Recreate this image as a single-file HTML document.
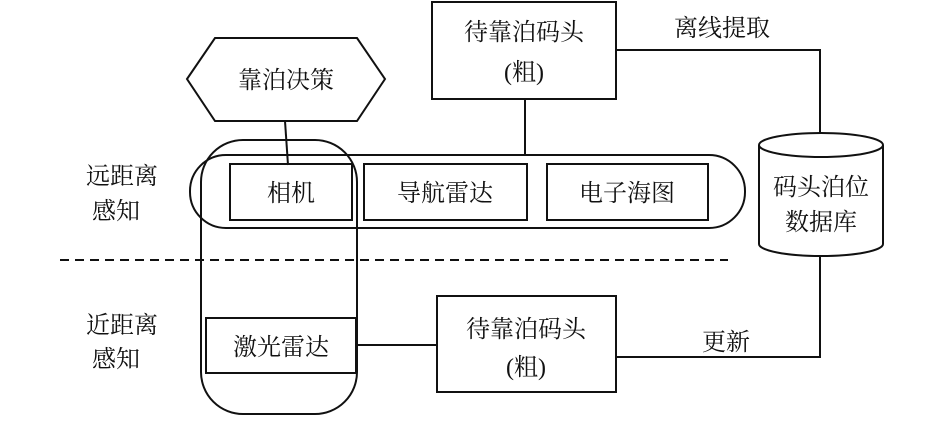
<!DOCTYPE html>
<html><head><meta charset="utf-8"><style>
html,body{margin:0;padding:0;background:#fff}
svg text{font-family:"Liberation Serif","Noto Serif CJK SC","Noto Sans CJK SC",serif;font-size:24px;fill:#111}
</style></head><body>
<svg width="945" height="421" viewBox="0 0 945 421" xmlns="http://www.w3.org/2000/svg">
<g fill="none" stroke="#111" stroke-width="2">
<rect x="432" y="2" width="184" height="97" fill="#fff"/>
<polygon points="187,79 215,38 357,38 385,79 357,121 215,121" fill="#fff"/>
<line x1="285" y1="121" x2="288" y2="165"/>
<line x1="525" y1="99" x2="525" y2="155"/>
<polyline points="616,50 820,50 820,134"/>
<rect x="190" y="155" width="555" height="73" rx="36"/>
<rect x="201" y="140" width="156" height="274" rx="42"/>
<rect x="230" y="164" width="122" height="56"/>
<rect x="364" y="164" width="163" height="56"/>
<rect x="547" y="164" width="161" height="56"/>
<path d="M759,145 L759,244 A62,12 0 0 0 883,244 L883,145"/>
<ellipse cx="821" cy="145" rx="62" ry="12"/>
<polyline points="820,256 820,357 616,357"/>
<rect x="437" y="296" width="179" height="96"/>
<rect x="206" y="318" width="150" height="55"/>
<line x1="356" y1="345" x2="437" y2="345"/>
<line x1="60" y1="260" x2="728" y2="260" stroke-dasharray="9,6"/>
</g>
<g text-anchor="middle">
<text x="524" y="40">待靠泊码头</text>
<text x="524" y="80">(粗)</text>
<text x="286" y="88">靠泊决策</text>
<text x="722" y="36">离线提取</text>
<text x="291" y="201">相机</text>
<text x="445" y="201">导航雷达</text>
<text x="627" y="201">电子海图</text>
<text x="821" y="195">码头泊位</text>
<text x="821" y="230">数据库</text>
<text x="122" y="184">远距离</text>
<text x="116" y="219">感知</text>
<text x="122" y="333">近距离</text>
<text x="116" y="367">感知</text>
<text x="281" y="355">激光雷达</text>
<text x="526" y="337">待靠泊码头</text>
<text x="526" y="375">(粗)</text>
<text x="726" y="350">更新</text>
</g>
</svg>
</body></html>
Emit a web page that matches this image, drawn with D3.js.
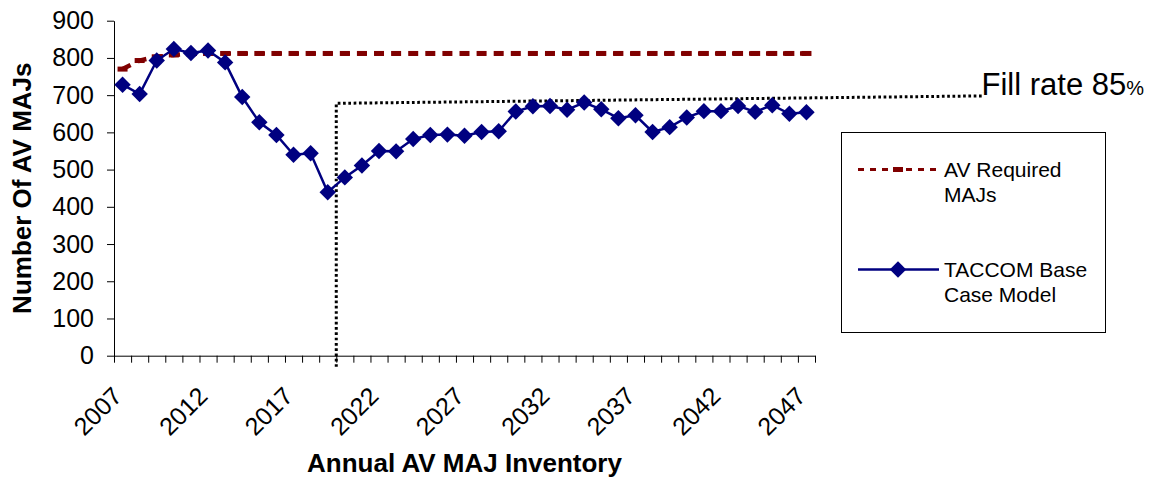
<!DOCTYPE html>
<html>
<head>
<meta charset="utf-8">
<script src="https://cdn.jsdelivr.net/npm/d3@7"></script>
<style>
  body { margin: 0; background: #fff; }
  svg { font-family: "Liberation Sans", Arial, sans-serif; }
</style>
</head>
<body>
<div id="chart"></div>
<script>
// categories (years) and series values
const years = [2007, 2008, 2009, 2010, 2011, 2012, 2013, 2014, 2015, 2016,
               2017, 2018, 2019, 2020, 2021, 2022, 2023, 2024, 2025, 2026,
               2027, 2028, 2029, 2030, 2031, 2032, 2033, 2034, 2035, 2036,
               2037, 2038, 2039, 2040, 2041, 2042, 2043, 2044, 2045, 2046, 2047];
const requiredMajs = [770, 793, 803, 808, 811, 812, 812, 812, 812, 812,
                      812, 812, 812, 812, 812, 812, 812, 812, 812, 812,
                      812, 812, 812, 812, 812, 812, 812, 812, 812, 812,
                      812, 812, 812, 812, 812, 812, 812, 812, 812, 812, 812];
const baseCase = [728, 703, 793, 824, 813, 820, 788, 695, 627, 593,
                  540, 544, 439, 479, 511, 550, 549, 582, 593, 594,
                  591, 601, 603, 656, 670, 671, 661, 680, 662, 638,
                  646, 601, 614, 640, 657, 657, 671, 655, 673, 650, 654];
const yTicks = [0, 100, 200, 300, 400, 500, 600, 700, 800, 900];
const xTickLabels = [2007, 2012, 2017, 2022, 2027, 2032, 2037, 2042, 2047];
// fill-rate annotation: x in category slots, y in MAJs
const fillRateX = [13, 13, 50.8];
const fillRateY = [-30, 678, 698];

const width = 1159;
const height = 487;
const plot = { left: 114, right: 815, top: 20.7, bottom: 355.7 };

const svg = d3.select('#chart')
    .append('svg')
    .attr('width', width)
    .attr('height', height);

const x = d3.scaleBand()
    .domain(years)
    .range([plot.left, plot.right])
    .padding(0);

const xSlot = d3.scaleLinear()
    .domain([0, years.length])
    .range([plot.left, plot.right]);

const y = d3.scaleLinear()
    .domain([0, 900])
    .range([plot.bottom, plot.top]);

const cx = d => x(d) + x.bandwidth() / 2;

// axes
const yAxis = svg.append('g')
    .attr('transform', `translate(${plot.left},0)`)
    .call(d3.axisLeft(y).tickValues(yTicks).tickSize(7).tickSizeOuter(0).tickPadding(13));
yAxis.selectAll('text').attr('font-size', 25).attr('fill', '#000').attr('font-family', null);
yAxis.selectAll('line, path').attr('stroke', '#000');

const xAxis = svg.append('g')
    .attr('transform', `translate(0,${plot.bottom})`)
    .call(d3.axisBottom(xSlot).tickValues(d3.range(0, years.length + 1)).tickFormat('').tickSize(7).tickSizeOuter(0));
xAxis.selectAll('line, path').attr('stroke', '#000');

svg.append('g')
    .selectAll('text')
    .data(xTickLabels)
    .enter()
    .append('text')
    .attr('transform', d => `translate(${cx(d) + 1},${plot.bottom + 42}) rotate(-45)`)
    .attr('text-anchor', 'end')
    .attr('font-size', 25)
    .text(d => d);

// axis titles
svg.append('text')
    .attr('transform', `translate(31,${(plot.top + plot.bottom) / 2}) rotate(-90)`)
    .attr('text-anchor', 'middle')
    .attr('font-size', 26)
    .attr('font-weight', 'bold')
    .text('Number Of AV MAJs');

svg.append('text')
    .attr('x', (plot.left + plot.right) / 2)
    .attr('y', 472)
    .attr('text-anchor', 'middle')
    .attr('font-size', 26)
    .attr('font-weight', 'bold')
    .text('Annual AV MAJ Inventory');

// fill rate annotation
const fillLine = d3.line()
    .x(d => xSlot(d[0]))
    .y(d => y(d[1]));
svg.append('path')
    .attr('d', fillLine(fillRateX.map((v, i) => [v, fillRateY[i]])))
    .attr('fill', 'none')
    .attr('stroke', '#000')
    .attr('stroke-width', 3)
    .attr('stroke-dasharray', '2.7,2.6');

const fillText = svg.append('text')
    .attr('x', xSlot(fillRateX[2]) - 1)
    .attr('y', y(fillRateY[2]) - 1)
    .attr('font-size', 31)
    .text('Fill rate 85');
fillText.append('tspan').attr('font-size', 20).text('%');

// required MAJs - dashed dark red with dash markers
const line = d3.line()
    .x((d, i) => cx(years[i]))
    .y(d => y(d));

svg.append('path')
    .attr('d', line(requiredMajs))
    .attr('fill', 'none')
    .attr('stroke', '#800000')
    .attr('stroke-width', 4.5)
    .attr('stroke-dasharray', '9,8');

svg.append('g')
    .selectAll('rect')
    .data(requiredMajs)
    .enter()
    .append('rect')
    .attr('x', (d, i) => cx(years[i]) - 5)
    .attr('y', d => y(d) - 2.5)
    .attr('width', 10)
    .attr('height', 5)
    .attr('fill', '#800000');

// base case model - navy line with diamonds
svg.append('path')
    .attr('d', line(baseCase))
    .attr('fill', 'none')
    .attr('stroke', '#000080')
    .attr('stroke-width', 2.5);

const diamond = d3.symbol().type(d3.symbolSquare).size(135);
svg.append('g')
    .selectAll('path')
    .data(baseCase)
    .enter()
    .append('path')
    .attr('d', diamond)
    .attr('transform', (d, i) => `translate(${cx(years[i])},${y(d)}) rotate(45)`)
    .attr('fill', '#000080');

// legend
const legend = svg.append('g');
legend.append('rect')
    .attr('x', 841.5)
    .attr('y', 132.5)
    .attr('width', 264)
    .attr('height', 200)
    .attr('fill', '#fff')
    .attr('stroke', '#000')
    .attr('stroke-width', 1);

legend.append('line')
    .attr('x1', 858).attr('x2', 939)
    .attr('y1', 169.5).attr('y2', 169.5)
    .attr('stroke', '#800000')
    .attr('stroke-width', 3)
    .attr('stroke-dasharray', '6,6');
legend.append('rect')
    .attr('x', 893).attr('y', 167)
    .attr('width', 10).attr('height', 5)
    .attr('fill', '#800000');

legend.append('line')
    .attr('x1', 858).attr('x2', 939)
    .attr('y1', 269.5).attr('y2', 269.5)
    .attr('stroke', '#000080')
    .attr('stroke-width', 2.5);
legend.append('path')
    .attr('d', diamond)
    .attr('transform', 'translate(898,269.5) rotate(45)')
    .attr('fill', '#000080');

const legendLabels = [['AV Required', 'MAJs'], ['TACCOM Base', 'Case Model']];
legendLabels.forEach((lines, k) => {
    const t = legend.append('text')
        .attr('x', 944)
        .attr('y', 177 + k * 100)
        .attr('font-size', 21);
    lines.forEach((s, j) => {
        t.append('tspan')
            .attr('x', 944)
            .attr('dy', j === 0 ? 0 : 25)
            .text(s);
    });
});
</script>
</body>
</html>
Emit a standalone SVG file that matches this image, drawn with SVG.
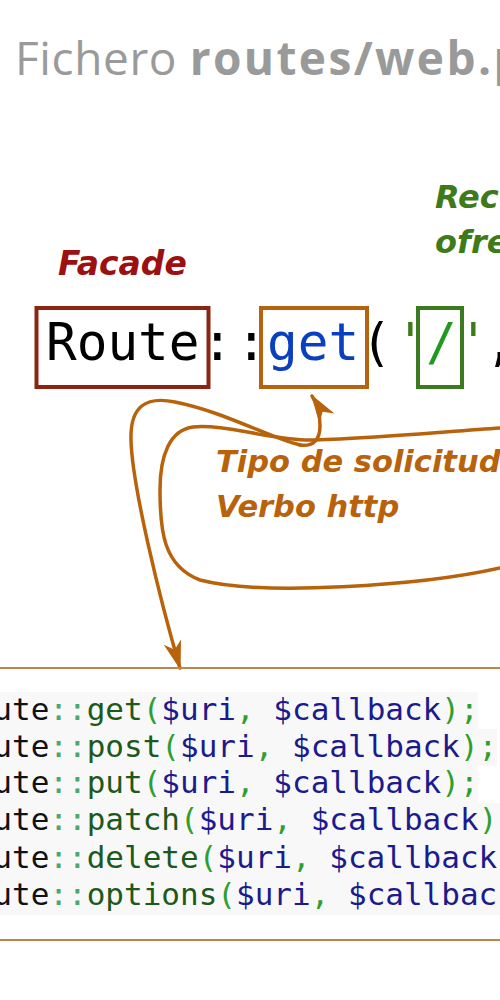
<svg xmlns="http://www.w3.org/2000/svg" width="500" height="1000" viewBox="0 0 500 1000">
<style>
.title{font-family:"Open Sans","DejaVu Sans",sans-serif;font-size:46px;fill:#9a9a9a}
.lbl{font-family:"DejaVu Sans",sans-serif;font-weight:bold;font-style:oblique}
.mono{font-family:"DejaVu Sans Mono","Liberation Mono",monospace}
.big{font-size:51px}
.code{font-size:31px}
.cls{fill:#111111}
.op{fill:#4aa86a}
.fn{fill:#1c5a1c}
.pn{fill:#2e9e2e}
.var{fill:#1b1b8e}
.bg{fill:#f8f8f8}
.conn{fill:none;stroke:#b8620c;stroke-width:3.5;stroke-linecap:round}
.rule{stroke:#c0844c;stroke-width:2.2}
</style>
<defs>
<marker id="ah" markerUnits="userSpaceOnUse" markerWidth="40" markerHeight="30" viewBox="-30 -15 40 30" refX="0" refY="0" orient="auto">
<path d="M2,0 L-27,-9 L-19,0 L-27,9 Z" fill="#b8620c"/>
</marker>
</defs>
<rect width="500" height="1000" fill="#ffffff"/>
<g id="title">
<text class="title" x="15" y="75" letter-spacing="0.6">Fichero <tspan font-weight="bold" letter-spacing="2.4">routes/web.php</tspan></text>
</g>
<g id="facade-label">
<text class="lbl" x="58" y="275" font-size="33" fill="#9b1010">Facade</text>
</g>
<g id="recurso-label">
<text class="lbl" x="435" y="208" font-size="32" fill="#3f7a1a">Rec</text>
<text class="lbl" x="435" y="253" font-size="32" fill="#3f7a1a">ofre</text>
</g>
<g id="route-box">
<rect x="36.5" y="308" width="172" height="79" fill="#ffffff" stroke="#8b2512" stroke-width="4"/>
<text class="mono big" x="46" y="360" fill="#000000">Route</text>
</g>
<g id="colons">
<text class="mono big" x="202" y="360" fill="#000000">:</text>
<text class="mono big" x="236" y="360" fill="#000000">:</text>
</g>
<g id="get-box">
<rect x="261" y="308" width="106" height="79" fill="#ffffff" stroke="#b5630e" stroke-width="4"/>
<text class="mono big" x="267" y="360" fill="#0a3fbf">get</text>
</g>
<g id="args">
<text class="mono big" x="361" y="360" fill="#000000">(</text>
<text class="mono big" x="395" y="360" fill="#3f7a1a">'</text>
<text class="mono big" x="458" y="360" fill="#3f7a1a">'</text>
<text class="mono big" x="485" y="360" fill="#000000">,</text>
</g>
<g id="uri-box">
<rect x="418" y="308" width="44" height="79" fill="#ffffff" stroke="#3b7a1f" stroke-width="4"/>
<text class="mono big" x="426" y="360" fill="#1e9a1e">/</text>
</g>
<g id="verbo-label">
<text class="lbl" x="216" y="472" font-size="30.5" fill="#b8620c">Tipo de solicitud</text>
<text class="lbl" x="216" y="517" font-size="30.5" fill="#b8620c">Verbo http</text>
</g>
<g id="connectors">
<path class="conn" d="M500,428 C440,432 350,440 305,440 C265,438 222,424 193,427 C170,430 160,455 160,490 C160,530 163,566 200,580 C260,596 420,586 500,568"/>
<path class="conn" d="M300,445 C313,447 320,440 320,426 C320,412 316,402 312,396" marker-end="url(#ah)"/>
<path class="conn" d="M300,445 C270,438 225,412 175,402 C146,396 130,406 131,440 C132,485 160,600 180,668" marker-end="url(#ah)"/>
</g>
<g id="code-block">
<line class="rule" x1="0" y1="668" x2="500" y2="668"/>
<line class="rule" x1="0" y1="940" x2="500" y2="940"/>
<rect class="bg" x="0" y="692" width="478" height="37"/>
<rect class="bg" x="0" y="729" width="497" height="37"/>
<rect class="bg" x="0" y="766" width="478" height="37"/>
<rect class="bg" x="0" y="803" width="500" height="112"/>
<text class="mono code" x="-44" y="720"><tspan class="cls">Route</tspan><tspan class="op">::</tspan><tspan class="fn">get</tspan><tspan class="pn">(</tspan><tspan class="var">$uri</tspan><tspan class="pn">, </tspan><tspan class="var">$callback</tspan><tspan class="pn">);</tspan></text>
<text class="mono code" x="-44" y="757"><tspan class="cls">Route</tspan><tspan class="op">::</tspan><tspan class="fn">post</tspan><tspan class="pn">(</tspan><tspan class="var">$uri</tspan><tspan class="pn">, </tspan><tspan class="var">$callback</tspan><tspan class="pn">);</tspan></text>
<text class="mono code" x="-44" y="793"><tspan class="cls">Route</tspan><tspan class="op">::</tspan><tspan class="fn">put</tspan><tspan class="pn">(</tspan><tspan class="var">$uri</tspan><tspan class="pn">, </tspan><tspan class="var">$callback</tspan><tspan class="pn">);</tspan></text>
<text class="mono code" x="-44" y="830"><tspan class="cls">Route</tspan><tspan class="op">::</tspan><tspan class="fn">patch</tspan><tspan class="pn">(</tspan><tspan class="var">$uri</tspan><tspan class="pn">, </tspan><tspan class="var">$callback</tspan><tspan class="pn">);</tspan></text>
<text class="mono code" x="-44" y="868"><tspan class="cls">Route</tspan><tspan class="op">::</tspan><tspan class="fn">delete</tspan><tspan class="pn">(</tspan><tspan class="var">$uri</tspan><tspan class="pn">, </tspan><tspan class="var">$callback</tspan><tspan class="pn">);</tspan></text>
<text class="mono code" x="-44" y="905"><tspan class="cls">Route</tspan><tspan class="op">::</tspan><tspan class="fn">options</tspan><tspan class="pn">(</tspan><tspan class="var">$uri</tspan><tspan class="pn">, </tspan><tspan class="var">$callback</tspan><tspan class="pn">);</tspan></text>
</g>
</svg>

**Direction:**
Copy each line above containing the string "Emit".

**Worked solution:**
Emit a web page that matches this image, drawn with D3.js.
Emit a standalone SVG file that matches this image, drawn with SVG.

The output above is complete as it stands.